FTIR Imaging as a Tool for Studying Protein Dynamics and Interactions at the Oil/Water Interface with Spatial Resolution: A Single Droplet Analysis Approach.

Emulsions play a pivotal role in the food, pharmaceutical, and cosmetic industries due to their unique structural properties and versatility in delivering active ingredients. Developing emulsion systems with optimized structural and functional properties is a key focus, requiring a comprehensive understanding of their physicochemical attributes. A major challenge in emulsion research is accurately characterizing the molecular-level interactions at the interface, which are critical for stability, performance, and functionality. In this study, Fourier-transform infrared (FTIR) imaging was employed as a nondestructive technique to chemically map single emulsion droplet interfaces with spatial resolution. A microfluidic platform was utilized to generate single emulsion droplets stabilized by bovine serum albumin (BSA), enabling the comparison of three systems: droplets stabilized by native BSA, droplets stabilized by native BSA followed by heat treatment, and droplets stabilized by preheat-treated BSA. Conformational changes induced by processing and protein adsorption at the oil/water interface were evaluated through characterization of the amide I band.
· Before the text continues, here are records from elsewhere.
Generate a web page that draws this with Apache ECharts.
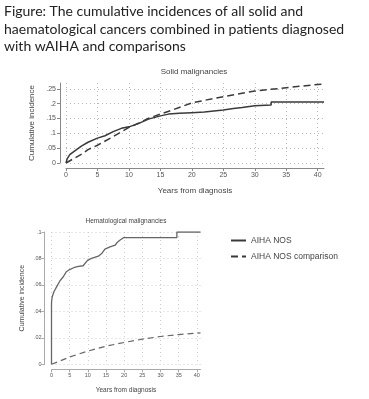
<!DOCTYPE html>
<html>
<head>
<meta charset="utf-8">
<script src="https://cdn.jsdelivr.net/npm/echarts@6/dist/echarts.min.js"></script>
<style>
html,body{margin:0;padding:0;background:#fff;}
#chart{width:369px;height:399px;}
</style>
</head>
<body>
<div id="chart"></div>
<script>
// ---- Data ----
var figureTitle = 'Figure: The cumulative incidences of all solid and\nhaematological cancers combined in patients diagnosed\nwith wAIHA and comparisons';
var solidTitle = 'Solid malignancies';
var hemaTitle = 'Hematological malignancies';
var seriesNames = ['AIHA NOS', 'AIHA NOS comparison'];
var xAxisTitle = 'Years from diagnosis';
var yAxisTitle = 'Cumulative incidence';

// Solid malignancies
var solidAihaYears = [0, 0.2, 0.6, 1.4, 2.5, 3.5, 5, 6.2, 7.5, 8.8, 10, 11.5, 13.1, 15, 16.3, 18, 20, 22, 25, 26.6, 28, 30, 32.6, 32.6, 41];
var solidAihaValues = [0, 0.015, 0.028, 0.041, 0.058, 0.070, 0.084, 0.092, 0.106, 0.117, 0.122, 0.133, 0.148, 0.159, 0.165, 0.168, 0.170, 0.172, 0.179, 0.184, 0.187, 0.193, 0.196, 0.206, 0.206];
var solidCompYears = [0, 1.4, 2.5, 3.5, 5, 7.5, 10, 11.5, 13, 15, 16.8, 20, 25, 30, 35, 40, 41];
var solidCompValues = [0, 0.017, 0.030, 0.045, 0.060, 0.089, 0.120, 0.134, 0.150, 0.165, 0.178, 0.203, 0.224, 0.243, 0.254, 0.265, 0.267];

// Hematological malignancies
var hemaAihaYears = [0, 0, 0.05, 0.2, 0.7, 1.4, 2.3, 3.2, 4.1, 5, 6.1, 7.4, 8.7, 9.2, 9.9, 11, 12.9, 13.8, 14.7, 16.1, 17.5, 18.2, 18.9, 19.8, 34.5, 34.5, 41];
var hemaAihaValues = [0, 0.046, 0.048, 0.051, 0.055, 0.0585, 0.063, 0.066, 0.070, 0.0716, 0.073, 0.074, 0.0745, 0.076, 0.0786, 0.080, 0.0817, 0.0837, 0.087, 0.0887, 0.090, 0.0925, 0.094, 0.0957, 0.0957, 0.1, 0.1];
var hemaCompYears = [0, 5, 10, 15, 20, 25, 30, 35, 40, 41];
var hemaCompValues = [0, 0.0055, 0.010, 0.0137, 0.0165, 0.019, 0.021, 0.0225, 0.0235, 0.0237];

// ---- Build ----
function pairs(xs, ys) { return xs.map(function (x, i) { return [x, ys[i]]; }); }
function fmt(v) {
  var s = +(+v).toFixed(3);
  if (s === 0) return '0';
  return String(s).replace(/^0\./, '.');
}
var FONT = 'Liberation Sans';

function xAxisCfg(gi, o) {
  return {
    gridIndex: gi, type: 'value', min: 0, max: 41, interval: 5, offset: o.offset,
    name: xAxisTitle, nameLocation: 'middle', nameGap: o.nameGap,
    nameTextStyle: { fontSize: o.nameSize, color: '#444', fontFamily: FONT },
    axisLine: { show: true, onZero: false, lineStyle: { color: o.axisColor, width: 1 } },
    axisTick: { show: true, length: 3, lineStyle: { color: o.axisColor } },
    axisLabel: { fontSize: o.labelSize, color: '#555', margin: o.labelMargin, fontFamily: FONT, showMaxLabel: false },
    splitLine: { show: true, showMaxLine: false, lineStyle: { type: [1, 3], color: o.gridColor, width: 1 } }
  };
}
function yAxisCfg(gi, o) {
  return {
    gridIndex: gi, type: 'value', min: 0, max: o.max, interval: o.interval, offset: o.offset,
    name: yAxisTitle, nameLocation: 'middle', nameGap: o.nameGap, nameRotate: 90,
    nameTextStyle: { fontSize: o.nameSize, color: '#444', fontFamily: FONT },
    axisLine: { show: true, onZero: false, lineStyle: { color: o.axisColor, width: 1 } },
    axisTick: { show: true, length: 3, lineStyle: { color: o.axisColor } },
    axisLabel: { fontSize: o.labelSize, color: '#555', margin: o.labelMargin, fontFamily: FONT, formatter: fmt, showMaxLabel: o.showMax },
    splitLine: { show: true, showMaxLine: o.showMax, lineStyle: { type: [1, 3], color: o.gridColor, width: 1 } }
  };
}

var chart = echarts.init(document.getElementById('chart'), null, { renderer: 'canvas' });
chart.setOption({
  animation: false,
  backgroundColor: '#fff',
  title: [{
    text: figureTitle, left: 4, top: 3, padding: 0,
    textStyle: { fontFamily: 'Lato', fontSize: 14, fontWeight: 'normal', color: '#222', lineHeight: 17.5 }
  }],
  graphic: [
    { type: 'text', x: 194, y: 72, style: { text: solidTitle, fontSize: 8, fontFamily: FONT, fill: '#444', textAlign: 'center', textVerticalAlign: 'middle' } },
    { type: 'text', x: 126, y: 221, style: { text: hemaTitle, fontSize: 6.5, fontFamily: FONT, fill: '#444', textAlign: 'center', textVerticalAlign: 'middle' } }
  ],
  legend: {
    data: seriesNames, orient: 'vertical', left: 230, top: 236, itemWidth: 15, itemHeight: 8, itemGap: 7,
    padding: 0, textStyle: { fontSize: 8.5, color: '#444', fontFamily: FONT },
    itemStyle: { opacity: 0 }
  },
  grid: [
    { left: 66, top: 83, width: 258, height: 80 },
    { left: 51.5, top: 232, width: 149, height: 132.3 }
  ],
  xAxis: [
    xAxisCfg(0, { offset: 5, nameGap: 19, nameSize: 8, axisColor: '#888', labelSize: 7, labelMargin: 4, gridColor: '#b8b8b8' }),
    xAxisCfg(1, { offset: 5, nameGap: 17, nameSize: 6.5, axisColor: '#aaa', labelSize: 5.5, labelMargin: 3, gridColor: '#ccc' })
  ],
  yAxis: [
    yAxisCfg(0, { max: 0.27, interval: 0.05, offset: 6, nameGap: 24, nameSize: 8, axisColor: '#888', labelSize: 7, labelMargin: 4, gridColor: '#b8b8b8', showMax: false }),
    yAxisCfg(1, { max: 0.1, interval: 0.02, offset: 7, nameGap: 19, nameSize: 7, axisColor: '#aaa', labelSize: 5.5, labelMargin: 3, gridColor: '#ccc', showMax: true })
  ],
  series: [
    { name: seriesNames[0], type: 'line', xAxisIndex: 0, yAxisIndex: 0, symbol: 'none', data: pairs(solidAihaYears, solidAihaValues),
      lineStyle: { color: '#3a3a3a', width: 1.5 }, itemStyle: { color: '#3a3a3a' } },
    { name: seriesNames[1], type: 'line', xAxisIndex: 0, yAxisIndex: 0, symbol: 'none', data: pairs(solidCompYears, solidCompValues),
      lineStyle: { color: '#3a3a3a', width: 1.5, type: [7, 4] }, itemStyle: { color: '#3a3a3a' } },
    { name: seriesNames[0], type: 'line', xAxisIndex: 1, yAxisIndex: 1, symbol: 'none', data: pairs(hemaAihaYears, hemaAihaValues),
      lineStyle: { color: '#666', width: 1.3 }, itemStyle: { color: '#666' } },
    { name: seriesNames[1], type: 'line', xAxisIndex: 1, yAxisIndex: 1, symbol: 'none', data: pairs(hemaCompYears, hemaCompValues),
      lineStyle: { color: '#666', width: 1.2, type: [6, 4] }, itemStyle: { color: '#666' } }
  ]
});
</script>
</body>
</html>
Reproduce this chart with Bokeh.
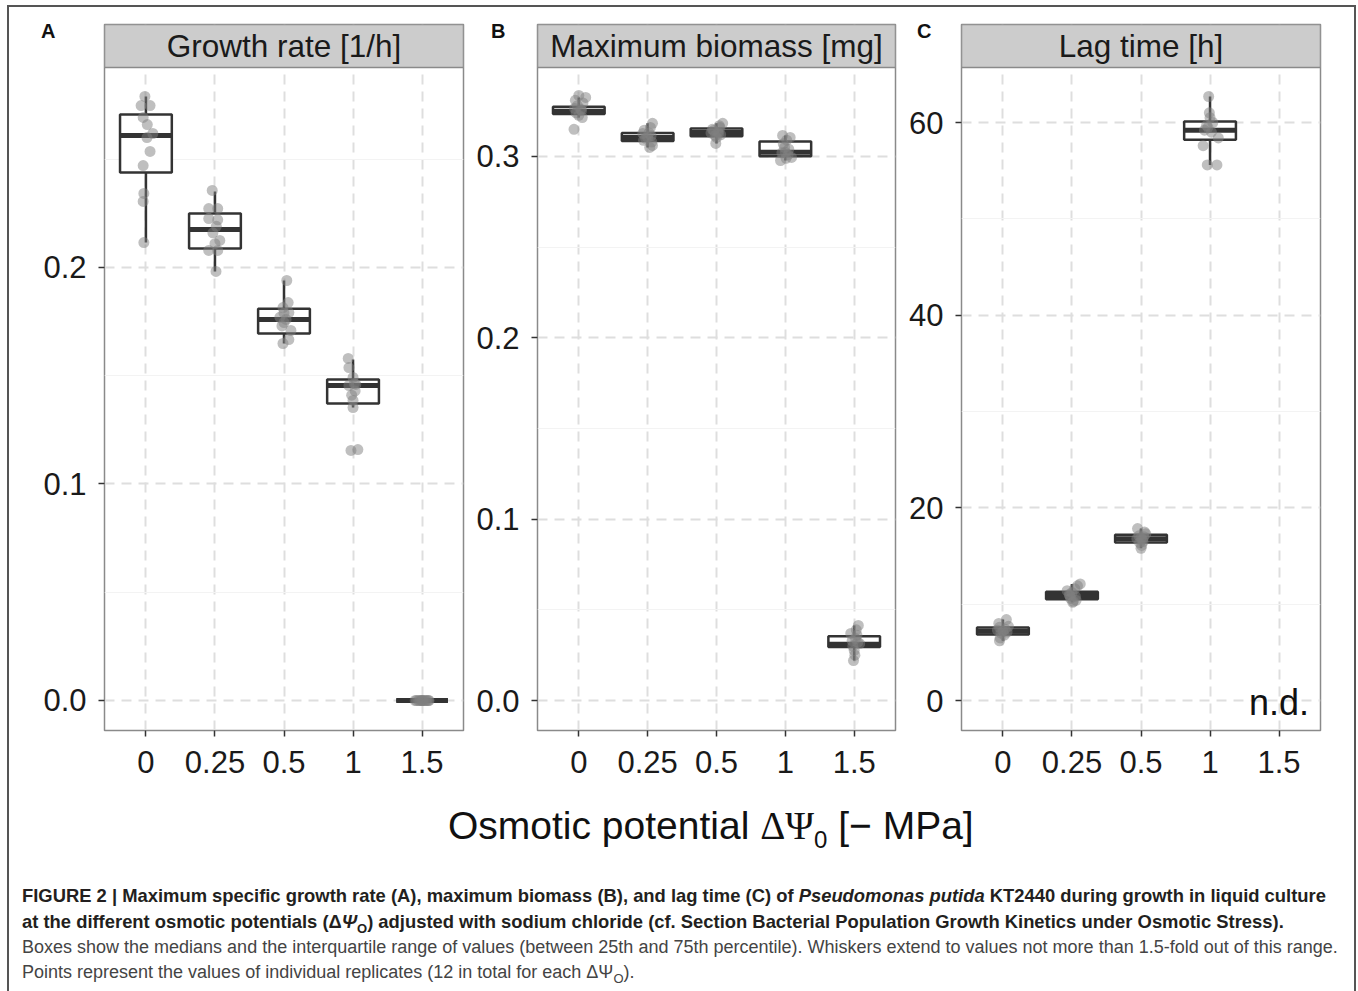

FTIR imaging effectively distinguished protein-rich and oil phases, revealing detailed structural variations at the interface. Spectral analysis of the water phase identified distinct protein zones with varying structural motifs and concentrations surrounding the droplets. Both the secondary structure and spatial distribution of proteins at the interface were significantly influenced by the processing conditions. This study demonstrates FTIR imaging as a powerful tool for investigating emulsion interfaces and tracking structural changes associated with protein processing history. These findings provide critical insights into the design of protein-stabilized emulsions with tailored functional properties.